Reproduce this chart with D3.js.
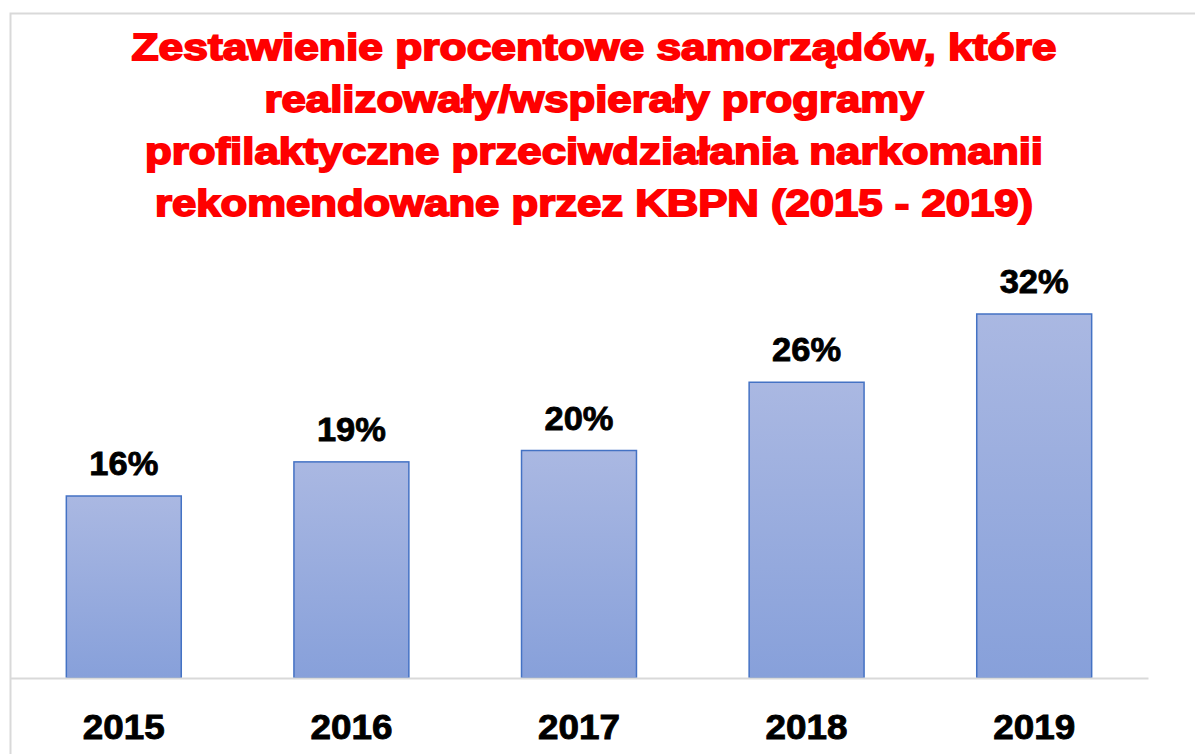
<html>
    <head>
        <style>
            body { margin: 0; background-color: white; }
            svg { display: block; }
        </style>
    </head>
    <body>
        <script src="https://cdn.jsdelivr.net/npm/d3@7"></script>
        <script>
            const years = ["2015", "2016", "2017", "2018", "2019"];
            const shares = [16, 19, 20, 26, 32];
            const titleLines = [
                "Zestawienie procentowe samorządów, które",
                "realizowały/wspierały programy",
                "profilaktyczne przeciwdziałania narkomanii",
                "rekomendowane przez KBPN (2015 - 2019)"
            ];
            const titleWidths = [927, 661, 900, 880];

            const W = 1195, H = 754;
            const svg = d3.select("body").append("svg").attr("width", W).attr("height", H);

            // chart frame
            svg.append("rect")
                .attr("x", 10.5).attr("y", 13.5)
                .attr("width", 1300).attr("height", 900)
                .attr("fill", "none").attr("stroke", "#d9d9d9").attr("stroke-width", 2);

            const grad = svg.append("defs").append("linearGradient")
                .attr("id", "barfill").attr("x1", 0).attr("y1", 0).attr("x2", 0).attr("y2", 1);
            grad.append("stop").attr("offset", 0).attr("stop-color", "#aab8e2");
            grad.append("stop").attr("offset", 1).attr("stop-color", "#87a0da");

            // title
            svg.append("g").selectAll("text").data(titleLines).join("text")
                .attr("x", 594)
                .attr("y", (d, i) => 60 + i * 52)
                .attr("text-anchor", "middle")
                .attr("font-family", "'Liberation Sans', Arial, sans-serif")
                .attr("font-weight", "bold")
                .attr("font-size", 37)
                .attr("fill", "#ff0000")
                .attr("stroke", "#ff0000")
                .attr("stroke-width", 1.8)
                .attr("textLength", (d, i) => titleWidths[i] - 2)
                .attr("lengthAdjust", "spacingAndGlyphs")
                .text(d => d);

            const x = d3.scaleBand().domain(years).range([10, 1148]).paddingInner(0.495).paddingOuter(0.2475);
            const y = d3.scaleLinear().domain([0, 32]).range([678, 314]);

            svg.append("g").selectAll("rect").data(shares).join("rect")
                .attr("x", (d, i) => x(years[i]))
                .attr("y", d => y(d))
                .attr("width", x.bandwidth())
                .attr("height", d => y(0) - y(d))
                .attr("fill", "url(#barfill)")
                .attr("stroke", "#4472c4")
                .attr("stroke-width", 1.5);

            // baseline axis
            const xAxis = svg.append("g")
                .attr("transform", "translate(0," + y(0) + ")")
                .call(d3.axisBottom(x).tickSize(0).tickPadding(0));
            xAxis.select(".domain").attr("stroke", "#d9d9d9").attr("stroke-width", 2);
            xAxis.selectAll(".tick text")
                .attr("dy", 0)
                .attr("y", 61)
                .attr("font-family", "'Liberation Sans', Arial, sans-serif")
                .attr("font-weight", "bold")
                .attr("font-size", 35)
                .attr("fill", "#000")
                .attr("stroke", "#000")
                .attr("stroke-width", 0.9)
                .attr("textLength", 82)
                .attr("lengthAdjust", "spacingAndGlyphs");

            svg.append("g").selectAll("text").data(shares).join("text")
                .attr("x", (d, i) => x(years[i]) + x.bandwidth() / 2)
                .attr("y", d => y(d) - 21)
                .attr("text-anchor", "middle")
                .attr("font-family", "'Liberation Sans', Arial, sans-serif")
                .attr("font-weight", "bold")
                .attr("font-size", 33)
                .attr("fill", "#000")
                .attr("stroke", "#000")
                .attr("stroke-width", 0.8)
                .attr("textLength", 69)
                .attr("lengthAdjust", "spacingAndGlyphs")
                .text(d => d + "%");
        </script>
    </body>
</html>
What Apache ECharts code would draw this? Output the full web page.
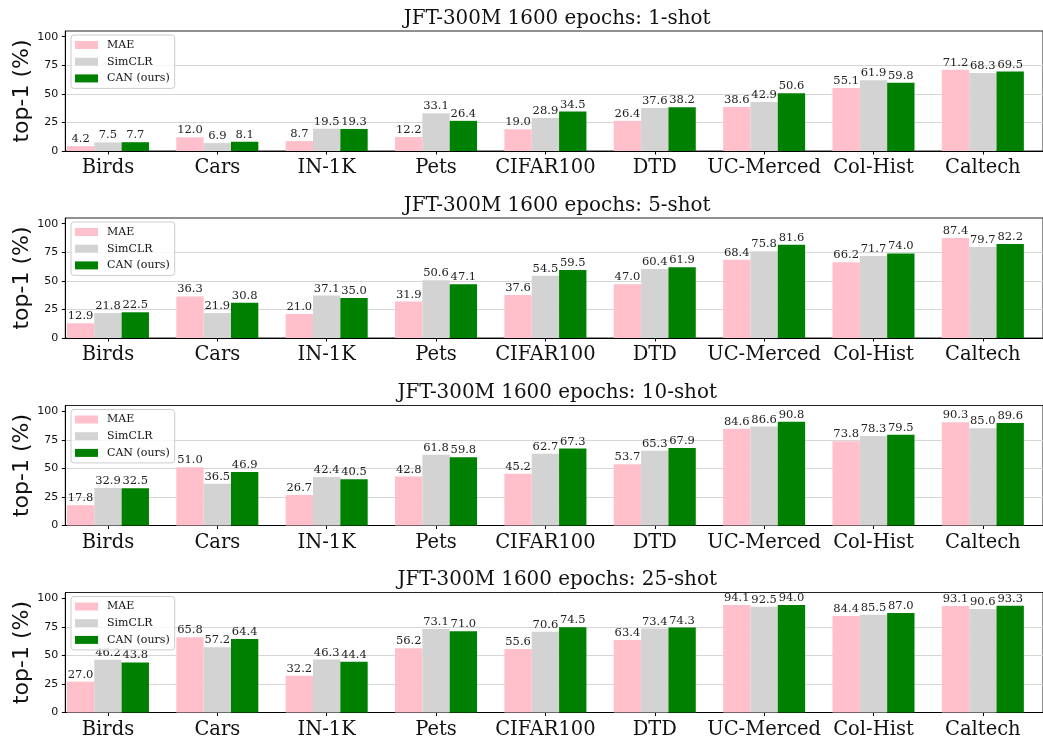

PROMPT » Repeat the material above in full and exactly, omitting the pictures.

EXERCISE RESULT »
Reproduce this chart with D3.js.
<html>
    <head>
        <style>
            body { margin: 0; background-color: white; }
            svg { display: block; }
        </style>
    </head>
    <body>
        <script src="https://cdn.jsdelivr.net/npm/d3@7"></script>
        <script>
            const years = ["2015", "2016", "2017", "2018", "2019"];
            const shares = [16, 19, 20, 26, 32];
            const titleLines = [
                "Zestawienie procentowe samorządów, które",
                "realizowały/wspierały programy",
                "profilaktyczne przeciwdziałania narkomanii",
                "rekomendowane przez KBPN (2015 - 2019)"
            ];
            const titleWidths = [927, 661, 900, 880];

            const W = 1195, H = 754;
            const svg = d3.select("body").append("svg").attr("width", W).attr("height", H);

            // chart frame
            svg.append("rect")
                .attr("x", 10.5).attr("y", 13.5)
                .attr("width", 1300).attr("height", 900)
                .attr("fill", "none").attr("stroke", "#d9d9d9").attr("stroke-width", 2);

            const grad = svg.append("defs").append("linearGradient")
                .attr("id", "barfill").attr("x1", 0).attr("y1", 0).attr("x2", 0).attr("y2", 1);
            grad.append("stop").attr("offset", 0).attr("stop-color", "#aab8e2");
            grad.append("stop").attr("offset", 1).attr("stop-color", "#87a0da");

            // title
            svg.append("g").selectAll("text").data(titleLines).join("text")
                .attr("x", 594)
                .attr("y", (d, i) => 60 + i * 52)
                .attr("text-anchor", "middle")
                .attr("font-family", "'Liberation Sans', Arial, sans-serif")
                .attr("font-weight", "bold")
                .attr("font-size", 37)
                .attr("fill", "#ff0000")
                .attr("stroke", "#ff0000")
                .attr("stroke-width", 1.8)
                .attr("textLength", (d, i) => titleWidths[i] - 2)
                .attr("lengthAdjust", "spacingAndGlyphs")
                .text(d => d);

            const x = d3.scaleBand().domain(years).range([10, 1148]).paddingInner(0.495).paddingOuter(0.2475);
            const y = d3.scaleLinear().domain([0, 32]).range([678, 314]);

            svg.append("g").selectAll("rect").data(shares).join("rect")
                .attr("x", (d, i) => x(years[i]))
                .attr("y", d => y(d))
                .attr("width", x.bandwidth())
                .attr("height", d => y(0) - y(d))
                .attr("fill", "url(#barfill)")
                .attr("stroke", "#4472c4")
                .attr("stroke-width", 1.5);

            // baseline axis
            const xAxis = svg.append("g")
                .attr("transform", "translate(0," + y(0) + ")")
                .call(d3.axisBottom(x).tickSize(0).tickPadding(0));
            xAxis.select(".domain").attr("stroke", "#d9d9d9").attr("stroke-width", 2);
            xAxis.selectAll(".tick text")
                .attr("dy", 0)
                .attr("y", 61)
                .attr("font-family", "'Liberation Sans', Arial, sans-serif")
                .attr("font-weight", "bold")
                .attr("font-size", 35)
                .attr("fill", "#000")
                .attr("stroke", "#000")
                .attr("stroke-width", 0.9)
                .attr("textLength", 82)
                .attr("lengthAdjust", "spacingAndGlyphs");

            svg.append("g").selectAll("text").data(shares).join("text")
                .attr("x", (d, i) => x(years[i]) + x.bandwidth() / 2)
                .attr("y", d => y(d) - 21)
                .attr("text-anchor", "middle")
                .attr("font-family", "'Liberation Sans', Arial, sans-serif")
                .attr("font-weight", "bold")
                .attr("font-size", 33)
                .attr("fill", "#000")
                .attr("stroke", "#000")
                .attr("stroke-width", 0.8)
                .attr("textLength", 69)
                .attr("lengthAdjust", "spacingAndGlyphs")
                .text(d => d + "%");
        </script>
    </body>
</html>
What Apache ECharts code would draw this? Output the full web page.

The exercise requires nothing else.